I am conscious that the above findings are based on just one season of data, so to give me some comfort as to the integrity of those findings I looked at each of the 5 league separately to see how they performed individually.
Encouragingly, all 5 of the leagues follow exactly the same trend. The substitutes coming on comfortably post the highest Per90 scoring rates. This group have the parlay of being fresh as well as spending proportionately more of their playing minutes in higher goal expectation periods of the game. The players that were withdrawn have a slightly higher Per90 figure than the footballers that played the full 90 minutes with the benefit of freshness outweighing the back ended scoring bias.
I therefore feel that we can conclude that, not only do substitutes score at a higher rate than starting players but that the players who are subbed off score at a higher clip than their teammates that play the full 90 minutes.
What are the implications of this?
I can think of at least two implications. The first is in terms of comparing players' scoring rates it was presumed that substitutes' scoring rates were inflated due to the nuances of the back ended time they spent on the pitch. Daniel Altman confirmed this in his article. However, we also need to be equally aware of players who were substituted off as they too will tend to possess higher Per90 performances than players who play the full match duration.
The second impact is much more important. Unless there is a large difference in quality between the starting 11 and his substitutes any manager that doesn’t use all 3 substitutes are giving up some expected value. And by "using substitutes" I don’t mean introducing them in the 85th minute or in injury time to simply run down the clock.
I find myself agreeing with Altman’s almost throwaway suggestion that players should be substituted early in the game. Not only do we get the boost of the player coming on having fresh legs but we also reduce the negative impact of the fatigue of the substituted player as the change is being made earlier than "normal".
I realize that managers may need to hold a substitute back to cover the chance of injury later in the game, but leaving that aside there really should be no reason why managers don’t ensure that they empty the bench in enough time to get the full benefit of the fresh player.
When are Substitutes used?
After establishing that it is important that managers properly balance the trade off between ensuring they can finish the game with 11 players and ensuring that they obtain maximum benefit from the use of their substitutes I found myself wondering how subs are currently used.
Here is the data from the first 20 Game Weeks of the 2013/14 Premier League season showing the percentage of possible substitutes that have played a minimum amount of minutes.
2013/14 Premier League (Weeks 1 - 20)
The blue plots are the first subs that were used by Premier League managers. 50% of all first substitutes played at least 30 minutes.

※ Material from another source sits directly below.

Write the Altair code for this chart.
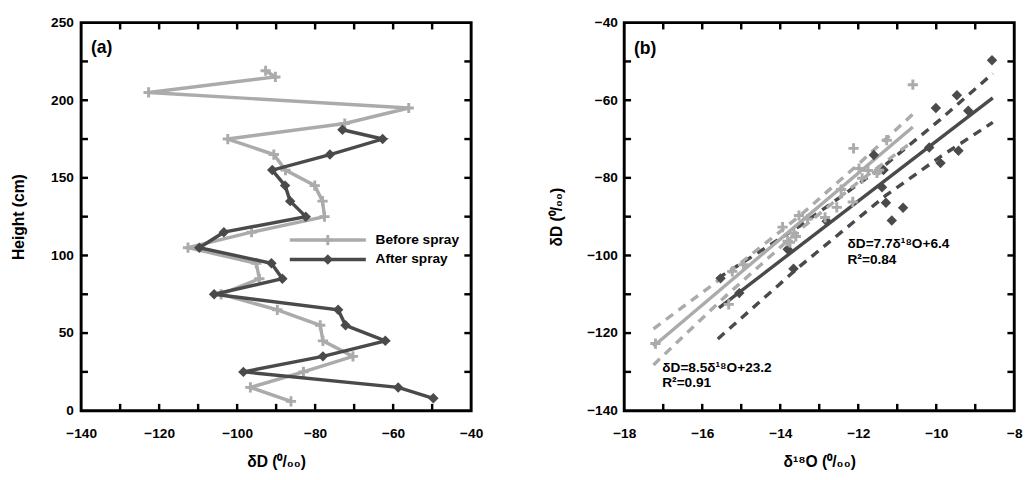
import altair as alt
import pandas as pd

# ---------------- Panel (a): height profiles ----------------
before_height = [219, 215, 205, 195, 185, 175, 165, 155, 145, 135, 125, 115, 105, 95, 85, 75, 65, 55, 45, 35, 25, 15, 6]
before_dD = [-92.7, -90.2, -122.7, -56.0, -72.4, -102.4, -90.6, -87.6, -80.1, -78.1, -77.6, -96.3,
             -112.6, -95.1, -94.3, -104.1, -89.7, -78.7, -78.0, -70.3, -83.0, -96.6, -86.2]
after_height = [181, 175, 165, 155, 145, 135, 125, 115, 105, 95, 85, 75, 65, 55, 45, 35, 25, 15, 8]
after_dD = [-73.0, -62.7, -76.2, -91.0, -87.7, -86.4, -82.4, -103.4, -109.7, -91.2, -88.4, -105.9,
            -74.1, -72.2, -62.0, -78.0, -98.4, -58.7, -49.7]

# ---------------- Panel (b): dD vs d18O ----------------
b_before_d18O = [-10.6, -11.27, -12.12, -11.98, -11.47, -11.75, -11.52, -11.9, -12.44, -12.14, -12.55, -13.52,
                 -12.85, -13.3, -13.94, -13.65, -13.6, -13.81, -13.75, -14.94, -15.23, -15.32, -17.2]
b_before_dD = [-56.0, -70.3, -72.4, -77.6, -78.0, -78.1, -78.7, -80.1, -83.0, -86.2, -87.6, -89.7,
               -90.2, -90.6, -92.7, -94.3, -95.1, -96.3, -96.6, -102.4, -104.1, -112.6, -122.7]
b_after_d18O = [-8.57, -9.47, -10.01, -9.18, -10.18, -9.43, -11.6, -9.89, -11.35, -11.39, -11.29, -10.85,
                -11.14, -12.81, -13.81, -13.66, -15.53, -15.05]
b_after_dD = [-49.7, -58.7, -62.0, -62.7, -72.2, -73.0, -74.1, -76.2, -78.0, -82.4, -86.4, -87.7,
              -91.0, -91.2, -98.4, -103.4, -105.9, -109.7]

fit_before_x = [-17.25, -10.6]
fit_before_y = [-123.4, -66.9]
fit_after_x = [-15.57, -8.55]
fit_after_y = [-113.5, -59.4]

band_before_x = [-17.25, -15.5, -13.5, -12.0, -10.6]
band_before_upper = [-118.9, -105.8, -89.8, -76.5, -63.6]
band_before_lower = [-128.2, -111.4, -93.4, -81.1, -70.6]
band_after_x = [-15.6, -13.5, -11.3, -9.9, -8.55]
band_after_upper = [-105.9, -92.4, -76.6, -65.0, -53.1]
band_after_lower = [-121.5, -102.8, -84.6, -74.6, -65.7]

# axis tick values
a_x_labels = [-140, -120, -100, -80, -60, -40]
a_y_labels = [0, 50, 100, 150, 200, 250]
a_x_ticks = [-130, -120, -110, -100, -90, -80, -70, -60, -50]
a_y_ticks = [25, 50, 75, 100, 125, 150, 175, 200, 225]
b_x_labels = [-18, -16, -14, -12, -10, -8]
b_y_labels = [-140, -120, -100, -80, -60, -40]
b_x_ticks = [-17, -16, -15, -14, -13, -12, -11, -10, -9]
b_y_ticks = [-130, -120, -110, -100, -90, -80, -70, -60, -50]

legend_labels = ["Before spray", "After spray"]
eq_after = ["δD=7.7δ¹⁸O+6.4", "R²=0.84"]
eq_before = ["δD=8.5δ¹⁸O+23.2", "R²=0.91"]

LIGHT = "#ababab"
DARK = "#4a4a4a"
FONT = "Liberation Sans"
W, H = 400, 398
TICK = 7
PLUS = "M-1,0L1,0M0,-1L0,1"


def inner_ticks(xvals, yvals, xf, yf):
    xs = pd.DataFrame({xf: xvals})
    ys = pd.DataFrame({yf: yvals})
    common = dict(color="black", strokeWidth=2.5)
    bottom = alt.Chart(xs).mark_rule(**common).encode(
        x=alt.X(f"{xf}:Q"), y=alt.value(H), y2=alt.value(H - TICK))
    top = alt.Chart(xs).mark_rule(**common).encode(
        x=alt.X(f"{xf}:Q"), y=alt.value(0), y2=alt.value(TICK))
    left = alt.Chart(ys).mark_rule(**common).encode(
        y=alt.Y(f"{yf}:Q"), x=alt.value(0), x2=alt.value(TICK))
    right = alt.Chart(ys).mark_rule(**common).encode(
        y=alt.Y(f"{yf}:Q"), x=alt.value(W), x2=alt.value(W - TICK))
    return [bottom, top, left, right]


def text_layer(txt, x, y, size=14):
    return alt.Chart(pd.DataFrame({"t": [txt]})).mark_text(
        align="left", baseline="middle", font=FONT, fontSize=size, fontWeight="bold", color="black"
    ).encode(x=alt.value(x), y=alt.value(y), text="t:N")


# ---------------- build panel (a) ----------------
xsc_a = alt.Scale(domain=[-140, -40], nice=False, zero=False)
ysc_a = alt.Scale(domain=[0, 250], nice=False, zero=False)
xax_a = alt.Axis(values=a_x_labels, title="δD (⁰/₀₀)", labelFlush=False, labelPadding=16, titlePadding=14,
                 labelOverlap=False)
yax_a = alt.Axis(values=a_y_labels, title="Height (cm)", labelPadding=8, titlePadding=25, labelOverlap=False)

dfa_b = pd.DataFrame({"dD": before_dD, "h": before_height, "i": list(range(len(before_dD)))})
dfa_a = pd.DataFrame({"dD": after_dD, "h": after_height, "i": list(range(len(after_dD)))})

line_b = alt.Chart(dfa_b).mark_line(color=LIGHT, strokeWidth=3.5).encode(
    x=alt.X("dD:Q", scale=xsc_a, axis=xax_a), y=alt.Y("h:Q", scale=ysc_a, axis=yax_a), order="i:Q")
pts_b = alt.Chart(dfa_b).mark_point(shape=PLUS, filled=False, size=110, strokeWidth=3, color=LIGHT, opacity=1).encode(
    x="dD:Q", y="h:Q")
line_a = alt.Chart(dfa_a).mark_line(color=DARK, strokeWidth=3.5).encode(
    x="dD:Q", y="h:Q", order="i:Q")
pts_a = alt.Chart(dfa_a).mark_point(shape="diamond", filled=True, size=115, color=DARK, opacity=1).encode(
    x="dD:Q", y="h:Q")

leg_df1 = pd.DataFrame({"t": [legend_labels[0]]})
leg_df2 = pd.DataFrame({"t": [legend_labels[1]]})
leg = [
    alt.Chart(leg_df1).mark_rule(color=LIGHT, strokeWidth=3.5).encode(
        x=alt.value(214), x2=alt.value(292), y=alt.value(223)),
    alt.Chart(leg_df1).mark_point(shape=PLUS, filled=False, size=110, strokeWidth=3, color=LIGHT, opacity=1).encode(
        x=alt.value(253), y=alt.value(223)),
    text_layer(legend_labels[0], 302, 223),
    alt.Chart(leg_df2).mark_rule(color=DARK, strokeWidth=3.5).encode(
        x=alt.value(214), x2=alt.value(292), y=alt.value(243)),
    alt.Chart(leg_df2).mark_point(shape="diamond", filled=True, size=115, color=DARK, opacity=1).encode(
        x=alt.value(253), y=alt.value(243)),
    text_layer(legend_labels[1], 302, 243),
]

panel_a = alt.layer(
    line_b, pts_b, line_a, pts_a,
    *inner_ticks(a_x_ticks, a_y_ticks, "dD", "h"),
    *leg,
    text_layer("(a)", 10, 26, 18),
).properties(width=W, height=H)

# ---------------- build panel (b) ----------------
xsc_b = alt.Scale(domain=[-18, -8], nice=False, zero=False)
ysc_b = alt.Scale(domain=[-140, -40], nice=False, zero=False)
xax_b = alt.Axis(values=b_x_labels, title="δ¹⁸O (⁰/₀₀)", labelFlush=False, labelPadding=16, titlePadding=14,
                 labelOverlap=False)
yax_b = alt.Axis(values=b_y_labels, title="δD (⁰/₀₀)", labelPadding=7, titlePadding=23, labelOverlap=False)

dfb_b = pd.DataFrame({"o": b_before_d18O, "d": b_before_dD})
dfb_a = pd.DataFrame({"o": b_after_d18O, "d": b_after_dD})
fit_b = pd.DataFrame({"o": fit_before_x, "d": fit_before_y})
fit_a = pd.DataFrame({"o": fit_after_x, "d": fit_after_y})
band_b = pd.DataFrame({"o": band_before_x * 2, "d": band_before_upper + band_before_lower,
                       "g": ["u"] * len(band_before_x) + ["l"] * len(band_before_x)})
band_a = pd.DataFrame({"o": band_after_x * 2, "d": band_after_upper + band_after_lower,
                       "g": ["u"] * len(band_after_x) + ["l"] * len(band_after_x)})

band_a_l = alt.Chart(band_a).mark_line(color=DARK, strokeWidth=3.5, strokeDash=[9, 7]).encode(
    x=alt.X("o:Q", scale=xsc_b, axis=xax_b), y=alt.Y("d:Q", scale=ysc_b, axis=yax_b), detail="g:N")
band_b_l = alt.Chart(band_b).mark_line(color=LIGHT, strokeWidth=3.5, strokeDash=[9, 7]).encode(
    x="o:Q", y="d:Q", detail="g:N")
fit_a_l = alt.Chart(fit_a).mark_line(color=DARK, strokeWidth=3.5).encode(x="o:Q", y="d:Q")
fit_b_l = alt.Chart(fit_b).mark_line(color=LIGHT, strokeWidth=3.5).encode(x="o:Q", y="d:Q")
sc_a = alt.Chart(dfb_a).mark_point(shape="diamond", filled=True, size=115, color=DARK, opacity=1).encode(
    x="o:Q", y="d:Q")
sc_b = alt.Chart(dfb_b).mark_point(shape=PLUS, filled=False, size=110, strokeWidth=3, color=LIGHT, opacity=1).encode(
    x="o:Q", y="d:Q")

panel_b = alt.layer(
    band_a_l, band_b_l, fit_a_l, fit_b_l, sc_a, sc_b,
    *inner_ticks(b_x_ticks, b_y_ticks, "o", "d"),
    text_layer(eq_after[0], 229, 227),
    text_layer(eq_after[1], 229, 244),
    text_layer(eq_before[0], 39, 354),
    text_layer(eq_before[1], 39, 370),
    text_layer("(b)", 10, 27, 18),
).properties(width=W, height=H)

chart = alt.hconcat(panel_a, panel_b, spacing=63).properties(
    padding={"left": 1, "top": 0, "right": 0, "bottom": 0},
    background="white",
).configure_view(stroke="black", strokeWidth=3).configure_axis(
    labelFont=FONT, titleFont=FONT, labelFontSize=14, titleFontSize=16,
    labelFontWeight="bold", titleFontWeight="bold", labelColor="black", titleColor="black",
    grid=False, domain=False, ticks=False,
)

chart.save("out.html", embed_options={"renderer": "svg", "actions": False})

The noticeable drop off at the 45 minute mark is interesting; and this clearly shows the reluctance to substitute a player in the final minute of the first half.
The red plots represent a team's second substitute. 50% of second substitutes play less than 20 minutes, and only approx 15% of second substitutes play at least 30 minutes.

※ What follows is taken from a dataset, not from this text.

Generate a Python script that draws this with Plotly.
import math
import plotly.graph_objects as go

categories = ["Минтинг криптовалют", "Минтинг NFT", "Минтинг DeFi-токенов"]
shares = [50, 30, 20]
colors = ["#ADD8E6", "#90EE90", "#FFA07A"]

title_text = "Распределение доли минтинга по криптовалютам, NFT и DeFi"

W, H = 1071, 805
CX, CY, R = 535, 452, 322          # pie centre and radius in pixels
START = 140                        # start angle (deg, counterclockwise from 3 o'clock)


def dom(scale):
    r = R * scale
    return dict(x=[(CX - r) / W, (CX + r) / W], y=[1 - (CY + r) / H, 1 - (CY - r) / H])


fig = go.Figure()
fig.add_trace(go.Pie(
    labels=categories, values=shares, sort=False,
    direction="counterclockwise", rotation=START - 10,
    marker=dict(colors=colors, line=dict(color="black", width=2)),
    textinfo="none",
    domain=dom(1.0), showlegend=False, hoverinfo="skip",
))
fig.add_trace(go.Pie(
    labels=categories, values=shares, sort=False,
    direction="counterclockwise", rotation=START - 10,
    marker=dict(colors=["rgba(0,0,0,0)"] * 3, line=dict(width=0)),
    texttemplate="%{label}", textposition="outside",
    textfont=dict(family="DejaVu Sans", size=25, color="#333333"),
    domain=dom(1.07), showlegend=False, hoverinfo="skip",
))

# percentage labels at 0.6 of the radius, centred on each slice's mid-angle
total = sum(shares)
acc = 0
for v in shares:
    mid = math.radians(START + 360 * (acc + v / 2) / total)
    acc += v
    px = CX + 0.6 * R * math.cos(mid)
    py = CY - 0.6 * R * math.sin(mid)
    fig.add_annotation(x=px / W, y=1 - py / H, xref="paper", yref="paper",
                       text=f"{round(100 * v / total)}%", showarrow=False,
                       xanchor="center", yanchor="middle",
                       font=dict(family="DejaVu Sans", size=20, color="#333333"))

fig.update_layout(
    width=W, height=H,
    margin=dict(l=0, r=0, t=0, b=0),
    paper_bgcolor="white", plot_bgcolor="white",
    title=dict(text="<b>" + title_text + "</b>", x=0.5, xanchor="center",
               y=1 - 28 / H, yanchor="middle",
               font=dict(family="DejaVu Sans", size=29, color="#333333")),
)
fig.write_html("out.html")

We can see from the green plots that, in only 50% of the time does a third substitute play 6 minutes or more and 1 in 5 managers wait until the 89 minute to make their last change. In fact, during the first 20 weeks in the Premier League there was a total of 98 possible substitutes that were not used. I know the managers have a desire to finish the match with a full complement of players, but there is a trade off where this prudence has the opportunity cost of not making maximum use of fresh legs against a tiring opposition.
Other Positions
In this article I have concentrated on scoring players, primarily forwards. Perhaps fatigue affects forwards more than other positions, but it's more likely the case that we are better able to measure a goal scorer’s output and thus comment on their performances.
Would it be far-fetched to assume that a central midfielder would suffer less fatigue than a forward? I don’t think so, and I assume that the clubs would be in the position to know how much physical fatigue each player suffers during a full 90 minutes. But are they in a position to be able to quantify how much that level of fatigue actually affects the chance of his team scoring a goal or conceding a goal? I have my thoughts on this, but I just don’t know.

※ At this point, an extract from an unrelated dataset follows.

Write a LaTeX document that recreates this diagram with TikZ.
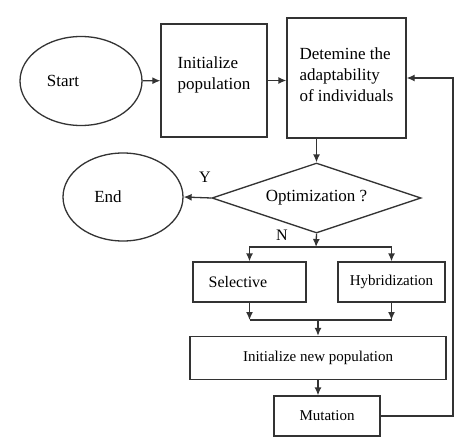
\documentclass[tikz,border=0pt]{standalone}
\usepackage{fontspec}
\setmainfont{Liberation Serif}
\usepackage{tikz}
\usetikzlibrary{arrows.meta,shapes.geometric}

\begin{document}
\begin{tikzpicture}[
  x=1pt, y=-1pt,
  font=\fontsize{17}{21}\selectfont,
  terminal/.style={draw=black!80, line width=1.3pt, ellipse, inner sep=0pt},
  process/.style={draw=black!80, line width=1.3pt, rectangle, align=left, inner sep=0pt},
  smallproc/.style={process, font=\fontsize{15}{18}\selectfont},
  decision/.style={draw=black!80, line width=1.3pt, diamond, aspect=3, inner sep=0pt},
  label/.style={font=\fontsize{16}{18}\selectfont},
  arrow/.style={-{Latex[length=8pt,width=7pt]}, line width=1.3pt, draw=black!80},
  link/.style={line width=1.3pt, draw=black!80}
]
  \useasboundingbox (0,0) rectangle (474,444);

  % top row
  \node[terminal, minimum width=122pt, minimum height=89pt] (start) at (81,81) {\mbox{Start\hspace{36pt}}};
  \node[process, minimum width=106pt, minimum height=113pt] (init) at (214,80.5) {Initialize\\population\\[-6pt]\mbox{}};
  \node[process, minimum width=119pt, minimum height=120pt] (adapt) at (346.5,78) {Detemine the\\adaptability\\of individuals\\[-14pt]\mbox{}};

  \draw[arrow] (start) -- (init);
  \draw[arrow] (init.east) -- (init.east -| adapt.west);

  % test
  \node[decision, minimum width=209pt, minimum height=70pt] (opt) at (316.5,198) {Optimization ?};
  \node[terminal, minimum width=120pt, minimum height=88pt] (end) at (123,197) {\mbox{End\hspace{30pt}}};

  \draw[arrow] (adapt.south -| opt.north) -- (opt.north);
  \draw[arrow] (opt.west) -- (end.east);
  \node[label] (yes) at (205,177) {Y};
  \node[label] (no) at (282,235) {N};

  % operators
  \node[process, minimum width=113pt, minimum height=40pt, font=\fontsize{16}{18}\selectfont] (sel) at (249.5,282) {Selective\hspace{23pt}};
  \node[smallproc, minimum width=107pt, minimum height=40pt] (hyb) at (391.5,282) {Hybridization};
  \node[smallproc, minimum width=256pt, minimum height=43pt] (newpop) at (318,358) {Initialize new population};
  \node[smallproc, minimum width=106pt, minimum height=40pt] (mut) at (327,416) {Mutation};

  \coordinate (split) at (316,247);
  \coordinate (merge) at (318,320);
  \coordinate (back) at (453,0);

  \draw[arrow] (opt.south) -- (split);
  \draw[arrow] (split) -| (sel.north);
  \draw[arrow] (split) -| (hyb.north);

  \draw[arrow] (sel.south) -- (sel.south |- merge);
  \draw[arrow] (hyb.south) -- (hyb.south |- merge);
  \draw[link] (sel.south |- merge) -- (hyb.south |- merge);
  \draw[arrow] (merge) -- (newpop.north);

  \draw[arrow] (newpop.south) -- (newpop.south |- mut.north);

  % loop back
  \draw[arrow] (mut.east) -| (back |- adapt.east) -- (adapt.east);
\end{tikzpicture}
\end{document}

Am I advocating that players should be substituted on the 30th minute, the 45th minute or the 60th minute? At this stage I cannot answer that. As stated above, I would need to undertake more detailed analysis to assess the fatigue impact on a minute by minute basis to arrive at a definitive answer. However, this analysis has shown that the fatigue impact is large enough to overcome the difference in the scoring rates between the two halves, so with that in mind there is really no reason for a manager not to avail of all of his available substitute opportunities.
Indeed, the use of substitutes is just another facet to the game that good managers will use to their advantage whilst poor managers will not realise the tactical advantage that smart substitutions could be able to give them.
EDIT (16/01/14 at 10:39)- A few comments has suggested that there may be a forward bias in the players that are substituted off. Here is the split of only the starting forwards in my sample:
Even within this starting forwards group the players that are substituted have a higher Per90 rate than the forwards that play the entire 90 minutes. Any further granular analysis than this would involve the identifying of individual players to see how they perform when substituted off compared to when they played the full 90 minutes. But I would be concerned that we would be slicing the data very thinly at this point.
ADDITIONAL EDIT - (16/01/14 at 12:40)
To eliminate the data contamination that has been suggested may arise from players with a higher Goal Per90 figure being more likely to be substituted than those with a lower Per90 number I divided my data set into two groups.
I ranked all 268 players by their Goals Per90 figure and divided the table in half, thus creating a top half that includes all the marquee strikers and a bottom half that included players that scored 6 goals but who weren't prolific goal scorers.
Even when looking solely at the bottom half of this table (so the players that aren't prolific goal scorers), this group of players also show that they have a higher scoring rate when they are subbed off than when they play the full 90 minutes.